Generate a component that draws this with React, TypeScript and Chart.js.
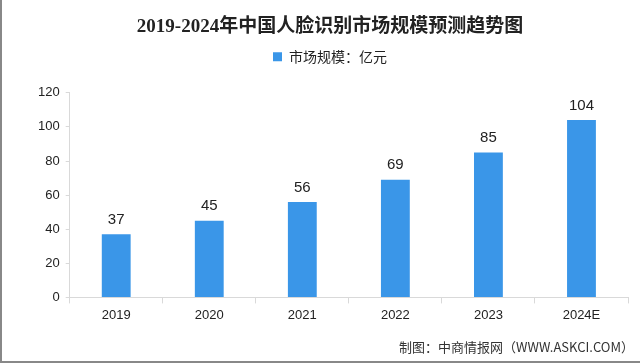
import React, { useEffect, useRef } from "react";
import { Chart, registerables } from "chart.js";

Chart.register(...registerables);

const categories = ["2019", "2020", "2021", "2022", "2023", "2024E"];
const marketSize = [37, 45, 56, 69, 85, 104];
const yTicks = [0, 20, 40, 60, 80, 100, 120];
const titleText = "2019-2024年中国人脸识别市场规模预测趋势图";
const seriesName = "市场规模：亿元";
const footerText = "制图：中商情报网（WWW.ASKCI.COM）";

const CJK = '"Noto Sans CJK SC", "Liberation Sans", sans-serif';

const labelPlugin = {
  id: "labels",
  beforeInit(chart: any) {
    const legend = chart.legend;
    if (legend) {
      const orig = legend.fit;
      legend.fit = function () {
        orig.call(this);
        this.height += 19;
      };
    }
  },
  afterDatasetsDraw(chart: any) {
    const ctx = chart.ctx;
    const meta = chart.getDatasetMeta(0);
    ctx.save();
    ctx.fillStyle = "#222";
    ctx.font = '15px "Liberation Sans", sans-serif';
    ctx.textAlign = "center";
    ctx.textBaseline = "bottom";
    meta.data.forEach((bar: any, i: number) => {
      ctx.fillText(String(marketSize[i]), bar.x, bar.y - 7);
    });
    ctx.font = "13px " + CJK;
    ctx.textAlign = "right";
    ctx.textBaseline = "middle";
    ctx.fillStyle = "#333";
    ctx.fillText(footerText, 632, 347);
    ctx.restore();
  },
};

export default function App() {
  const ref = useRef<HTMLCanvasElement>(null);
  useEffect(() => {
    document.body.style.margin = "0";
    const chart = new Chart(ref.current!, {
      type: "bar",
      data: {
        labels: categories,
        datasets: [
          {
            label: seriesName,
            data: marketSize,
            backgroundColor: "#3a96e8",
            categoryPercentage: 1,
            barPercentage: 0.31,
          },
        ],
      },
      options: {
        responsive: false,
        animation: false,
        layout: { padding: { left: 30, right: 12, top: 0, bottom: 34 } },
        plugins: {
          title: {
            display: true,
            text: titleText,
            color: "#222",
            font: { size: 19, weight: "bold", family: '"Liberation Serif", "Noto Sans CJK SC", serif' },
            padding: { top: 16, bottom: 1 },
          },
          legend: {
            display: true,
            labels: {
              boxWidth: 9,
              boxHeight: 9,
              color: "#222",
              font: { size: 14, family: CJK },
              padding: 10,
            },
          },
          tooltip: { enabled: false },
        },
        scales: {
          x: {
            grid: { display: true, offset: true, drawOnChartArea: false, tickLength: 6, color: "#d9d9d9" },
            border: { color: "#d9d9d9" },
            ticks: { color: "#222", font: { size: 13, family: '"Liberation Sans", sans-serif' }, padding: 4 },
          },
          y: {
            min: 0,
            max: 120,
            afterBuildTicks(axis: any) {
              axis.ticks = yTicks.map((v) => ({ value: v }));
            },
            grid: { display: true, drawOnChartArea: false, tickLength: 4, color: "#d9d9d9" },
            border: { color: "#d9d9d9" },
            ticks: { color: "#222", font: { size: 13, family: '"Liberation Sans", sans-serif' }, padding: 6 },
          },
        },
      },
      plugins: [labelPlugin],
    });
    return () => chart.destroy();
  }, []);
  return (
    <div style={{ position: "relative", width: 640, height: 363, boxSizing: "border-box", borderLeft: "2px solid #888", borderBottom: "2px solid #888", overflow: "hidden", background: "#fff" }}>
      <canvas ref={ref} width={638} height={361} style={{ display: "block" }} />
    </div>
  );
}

- - - -

Repeat the listing above up to and including the line with "Chart.register(...registerables);", starting from its first line. Drop any pictures.

**Answer to this task**
Generate a component that draws this with React, TypeScript and Chart.js.
import React, { useEffect, useRef } from "react";
import { Chart, registerables } from "chart.js";

Chart.register(...registerables);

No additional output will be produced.